--- start of Stored data ---

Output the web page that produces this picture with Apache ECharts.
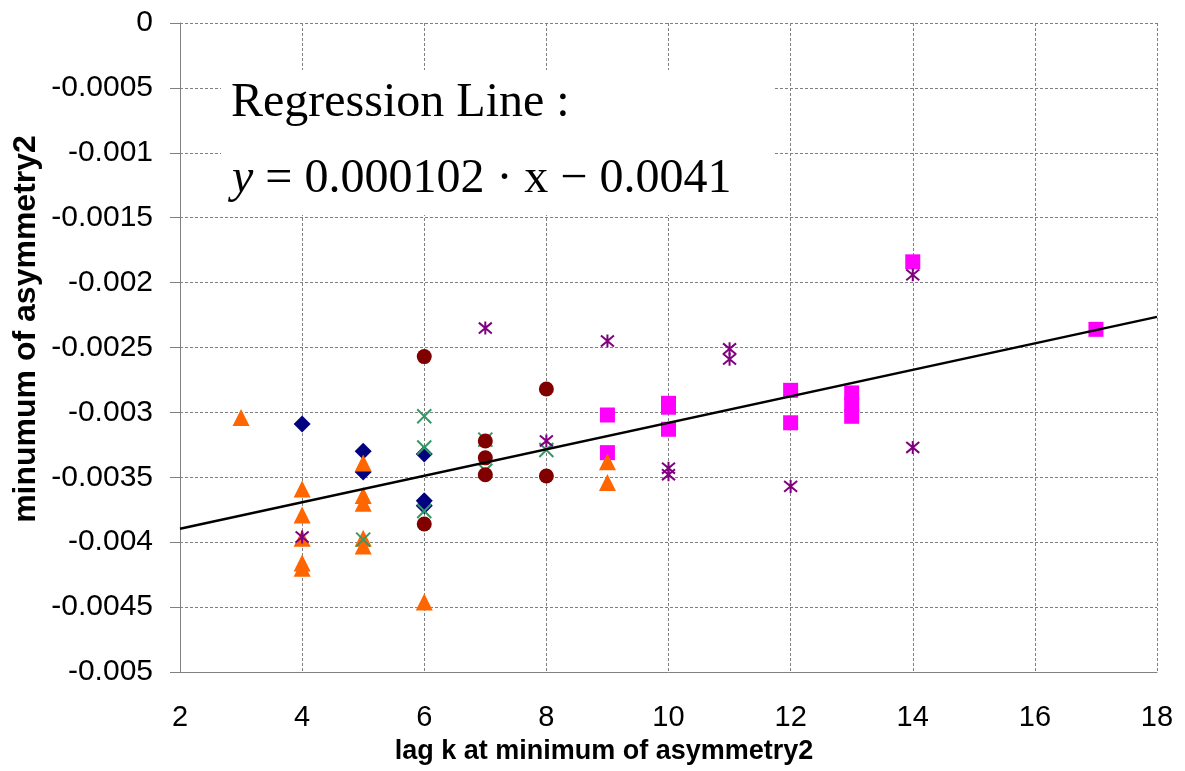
<!DOCTYPE html>
<html>
<head>
<meta charset="utf-8">
<title>minumum of asymmetry2 vs lag k</title>
<script src="https://cdn.jsdelivr.net/npm/echarts@6/dist/echarts.min.js"></script>
<style>
  html, body { margin: 0; padding: 0; background: #ffffff; }
  #chart { width: 1185px; height: 771px; }
</style>
</head>
<body>
<div id="chart"></div>
<script>
// Axis ranges and tick labels
const X_MIN = 2, X_MAX = 18, X_STEP = 2;
const Y_MIN = -0.005, Y_MAX = 0, Y_STEP = 0.0005;
const Y_TICK_LABELS = ['-0.005', '-0.0045', '-0.004', '-0.0035', '-0.003', '-0.0025',
                       '-0.002', '-0.0015', '-0.001', '-0.0005', '0'];

// Points: [lag k, minimum of asymmetry2]
const diamondPts = [
  [4, -0.00309], [5, -0.00330], [5, -0.00346],
  [6, -0.00332], [6, -0.00368], [6, -0.00372]
];
const squarePts = [
  [9, -0.00302], [9, -0.00331],
  [10, -0.00293], [10, -0.00296], [10, -0.00313],
  [12, -0.00283], [12, -0.00308],
  [13, -0.00285], [13, -0.00294], [13, -0.00303],
  [14, -0.00184], [17, -0.00236]
];
const trianglePts = [
  [3, -0.00304],
  [4, -0.00359], [4, -0.00379], [4, -0.00397], [4, -0.00416], [4, -0.00420],
  [5, -0.00339], [5, -0.00364], [5, -0.00370], [5, -0.00397], [5, -0.00403],
  [6, -0.00446],
  [9, -0.00338], [9, -0.00354]
];
const crossPts = [
  [5, -0.00398],
  [6, -0.00303], [6, -0.00327], [6, -0.00376],
  [7, -0.00321], [7, -0.00345],
  [8, -0.00329]
];
const starPts = [
  [4, -0.00396], [7, -0.00235], [8, -0.00322], [9, -0.00245],
  [10, -0.00343], [10, -0.00348], [11, -0.00251], [11, -0.00259],
  [12, -0.00357], [14, -0.00194], [14, -0.00327]
];
const circlePts = [
  [6, -0.00257], [6, -0.00386],
  [7, -0.00322], [7, -0.00335], [7, -0.00348],
  [8, -0.00282], [8, -0.00349]
];

// Regression line y = slope * x + intercept
const REG_SLOPE = 0.000102;
const REG_INTERCEPT = -0.0041;
const regLine = [X_MIN, X_MAX].map(x => [x, REG_SLOPE * x + REG_INTERCEPT]);

const SANS = "'Liberation Sans', Arial, sans-serif";
const SERIF = "'Liberation Serif', 'Times New Roman', serif";
const GRID_COLOR = '#808080';

const CROSS_PATH = 'path://M0,0L10,10M10,0L0,10';
const STAR_PATH = 'path://M0,0L10,10M10,0L0,10M5,-1L5,11';

function markerSeries(name, data, symbol, size, color, stroked) {
  return {
    name: name,
    type: 'scatter',
    data: data,
    symbol: symbol,
    symbolSize: size,
    itemStyle: stroked
      ? { color: color, borderColor: color, borderWidth: 2, opacity: 1 }
      : { color: color, opacity: 1 },
    emphasis: { disabled: true },
    z: 3
  };
}

const chart = echarts.init(document.getElementById('chart'), null, { renderer: 'canvas' });

chart.setOption({
  backgroundColor: '#ffffff',
  animation: false,
  grid: { left: 180, top: 23, right: 28, bottom: 99, containLabel: false },
  xAxis: {
    type: 'value',
    min: X_MIN, max: X_MAX, interval: X_STEP,
    axisLine: { show: true, onZero: false, lineStyle: { color: GRID_COLOR, width: 1 } },
    axisTick: { show: false },
    axisLabel: { color: '#000', fontFamily: SANS, fontSize: 29, margin: 31 },
    splitLine: { show: true, lineStyle: { color: GRID_COLOR, width: 1, type: [3, 2] } }
  },
  yAxis: {
    type: 'value',
    min: Y_MIN, max: Y_MAX, interval: Y_STEP,
    axisLine: { show: true, onZero: false, lineStyle: { color: GRID_COLOR, width: 1 } },
    axisTick: { show: true, inside: false, length: 10, lineStyle: { color: GRID_COLOR } },
    axisLabel: {
      color: '#000', fontFamily: SANS, fontSize: 30, margin: 27,
      formatter: v => Y_TICK_LABELS[Math.round((v - Y_MIN) / Y_STEP)]
    },
    splitLine: { show: true, lineStyle: { color: GRID_COLOR, width: 1, type: [3, 2] } }
  },
  series: [
    markerSeries('series1', diamondPts, 'diamond', 17, '#000080', false),
    markerSeries('series2', squarePts, 'rect', 15, '#FF00FF', false),
    markerSeries('series3', trianglePts, 'triangle', 17, '#FF6600', false),
    markerSeries('series4', crossPts, CROSS_PATH, 14, '#339966', true),
    markerSeries('series5', starPts, STAR_PATH, 13, '#800080', true),
    markerSeries('series6', circlePts, 'circle', 15, '#800000', false),
    {
      name: 'regression',
      type: 'line',
      data: regLine,
      symbol: 'none',
      lineStyle: { color: '#000', width: 2.5 },
      emphasis: { disabled: true },
      silent: true,
      z: 5
    }
  ],
  graphic: [
    {
      type: 'rect',
      z: 50,
      shape: { x: 221, y: 70, width: 552, height: 145 },
      style: { fill: '#ffffff' }
    },
    {
      type: 'text',
      z: 51,
      x: 231, y: 103,
      style: {
        text: 'Regression Line :',
        font: '48px ' + SERIF,
        fill: '#000',
        textAlign: 'left',
        textVerticalAlign: 'middle'
      }
    },
    {
      type: 'text',
      z: 51,
      x: 232, y: 179,
      style: {
        text: '{i|y} = 0.000102 · x − 0.0041',
        font: '48px ' + SERIF,
        fill: '#000',
        textAlign: 'left',
        textVerticalAlign: 'middle',
        rich: {
          i: { font: 'italic 48px ' + SERIF, fill: '#000' }
        }
      }
    },
    {
      type: 'text',
      z: 51,
      x: 604, y: 752,
      style: {
        text: 'lag k at minimum of asymmetry2',
        font: 'bold 27px ' + SANS,
        fill: '#000',
        textAlign: 'center',
        textVerticalAlign: 'middle'
      }
    },
    {
      type: 'text',
      z: 51,
      x: 26, y: 329,
      rotation: Math.PI / 2,
      style: {
        text: 'minumum of asymmetry2',
        font: 'bold 32px ' + SANS,
        fill: '#000',
        textAlign: 'center',
        textVerticalAlign: 'middle'
      }
    }
  ]
});
</script>
</body>
</html>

--- end of Stored data ---

Task directions:
Copy the listing in full and without alteration, omitting every picture.

Correct result:
Output the web page that produces this picture with Apache ECharts.
<!DOCTYPE html>
<html>
<head>
<meta charset="utf-8">
<title>minumum of asymmetry2 vs lag k</title>
<script src="https://cdn.jsdelivr.net/npm/echarts@6/dist/echarts.min.js"></script>
<style>
  html, body { margin: 0; padding: 0; background: #ffffff; }
  #chart { width: 1185px; height: 771px; }
</style>
</head>
<body>
<div id="chart"></div>
<script>
// Axis ranges and tick labels
const X_MIN = 2, X_MAX = 18, X_STEP = 2;
const Y_MIN = -0.005, Y_MAX = 0, Y_STEP = 0.0005;
const Y_TICK_LABELS = ['-0.005', '-0.0045', '-0.004', '-0.0035', '-0.003', '-0.0025',
                       '-0.002', '-0.0015', '-0.001', '-0.0005', '0'];

// Points: [lag k, minimum of asymmetry2]
const diamondPts = [
  [4, -0.00309], [5, -0.00330], [5, -0.00346],
  [6, -0.00332], [6, -0.00368], [6, -0.00372]
];
const squarePts = [
  [9, -0.00302], [9, -0.00331],
  [10, -0.00293], [10, -0.00296], [10, -0.00313],
  [12, -0.00283], [12, -0.00308],
  [13, -0.00285], [13, -0.00294], [13, -0.00303],
  [14, -0.00184], [17, -0.00236]
];
const trianglePts = [
  [3, -0.00304],
  [4, -0.00359], [4, -0.00379], [4, -0.00397], [4, -0.00416], [4, -0.00420],
  [5, -0.00339], [5, -0.00364], [5, -0.00370], [5, -0.00397], [5, -0.00403],
  [6, -0.00446],
  [9, -0.00338], [9, -0.00354]
];
const crossPts = [
  [5, -0.00398],
  [6, -0.00303], [6, -0.00327], [6, -0.00376],
  [7, -0.00321], [7, -0.00345],
  [8, -0.00329]
];
const starPts = [
  [4, -0.00396], [7, -0.00235], [8, -0.00322], [9, -0.00245],
  [10, -0.00343], [10, -0.00348], [11, -0.00251], [11, -0.00259],
  [12, -0.00357], [14, -0.00194], [14, -0.00327]
];
const circlePts = [
  [6, -0.00257], [6, -0.00386],
  [7, -0.00322], [7, -0.00335], [7, -0.00348],
  [8, -0.00282], [8, -0.00349]
];

// Regression line y = slope * x + intercept
const REG_SLOPE = 0.000102;
const REG_INTERCEPT = -0.0041;
const regLine = [X_MIN, X_MAX].map(x => [x, REG_SLOPE * x + REG_INTERCEPT]);

const SANS = "'Liberation Sans', Arial, sans-serif";
const SERIF = "'Liberation Serif', 'Times New Roman', serif";
const GRID_COLOR = '#808080';

const CROSS_PATH = 'path://M0,0L10,10M10,0L0,10';
const STAR_PATH = 'path://M0,0L10,10M10,0L0,10M5,-1L5,11';

function markerSeries(name, data, symbol, size, color, stroked) {
  return {
    name: name,
    type: 'scatter',
    data: data,
    symbol: symbol,
    symbolSize: size,
    itemStyle: stroked
      ? { color: color, borderColor: color, borderWidth: 2, opacity: 1 }
      : { color: color, opacity: 1 },
    emphasis: { disabled: true },
    z: 3
  };
}

const chart = echarts.init(document.getElementById('chart'), null, { renderer: 'canvas' });

chart.setOption({
  backgroundColor: '#ffffff',
  animation: false,
  grid: { left: 180, top: 23, right: 28, bottom: 99, containLabel: false },
  xAxis: {
    type: 'value',
    min: X_MIN, max: X_MAX, interval: X_STEP,
    axisLine: { show: true, onZero: false, lineStyle: { color: GRID_COLOR, width: 1 } },
    axisTick: { show: false },
    axisLabel: { color: '#000', fontFamily: SANS, fontSize: 29, margin: 31 },
    splitLine: { show: true, lineStyle: { color: GRID_COLOR, width: 1, type: [3, 2] } }
  },
  yAxis: {
    type: 'value',
    min: Y_MIN, max: Y_MAX, interval: Y_STEP,
    axisLine: { show: true, onZero: false, lineStyle: { color: GRID_COLOR, width: 1 } },
    axisTick: { show: true, inside: false, length: 10, lineStyle: { color: GRID_COLOR } },
    axisLabel: {
      color: '#000', fontFamily: SANS, fontSize: 30, margin: 27,
      formatter: v => Y_TICK_LABELS[Math.round((v - Y_MIN) / Y_STEP)]
    },
    splitLine: { show: true, lineStyle: { color: GRID_COLOR, width: 1, type: [3, 2] } }
  },
  series: [
    markerSeries('series1', diamondPts, 'diamond', 17, '#000080', false),
    markerSeries('series2', squarePts, 'rect', 15, '#FF00FF', false),
    markerSeries('series3', trianglePts, 'triangle', 17, '#FF6600', false),
    markerSeries('series4', crossPts, CROSS_PATH, 14, '#339966', true),
    markerSeries('series5', starPts, STAR_PATH, 13, '#800080', true),
    markerSeries('series6', circlePts, 'circle', 15, '#800000', false),
    {
      name: 'regression',
      type: 'line',
      data: regLine,
      symbol: 'none',
      lineStyle: { color: '#000', width: 2.5 },
      emphasis: { disabled: true },
      silent: true,
      z: 5
    }
  ],
  graphic: [
    {
      type: 'rect',
      z: 50,
      shape: { x: 221, y: 70, width: 552, height: 145 },
      style: { fill: '#ffffff' }
    },
    {
      type: 'text',
      z: 51,
      x: 231, y: 103,
      style: {
        text: 'Regression Line :',
        font: '48px ' + SERIF,
        fill: '#000',
        textAlign: 'left',
        textVerticalAlign: 'middle'
      }
    },
    {
      type: 'text',
      z: 51,
      x: 232, y: 179,
      style: {
        text: '{i|y} = 0.000102 · x − 0.0041',
        font: '48px ' + SERIF,
        fill: '#000',
        textAlign: 'left',
        textVerticalAlign: 'middle',
        rich: {
          i: { font: 'italic 48px ' + SERIF, fill: '#000' }
        }
      }
    },
    {
      type: 'text',
      z: 51,
      x: 604, y: 752,
      style: {
        text: 'lag k at minimum of asymmetry2',
        font: 'bold 27px ' + SANS,
        fill: '#000',
        textAlign: 'center',
        textVerticalAlign: 'middle'
      }
    },
    {
      type: 'text',
      z: 51,
      x: 26, y: 329,
      rotation: Math.PI / 2,
      style: {
        text: 'minumum of asymmetry2',
        font: 'bold 32px ' + SANS,
        fill: '#000',
        textAlign: 'center',
        textVerticalAlign: 'middle'
      }
    }
  ]
});
</script>
</body>
</html>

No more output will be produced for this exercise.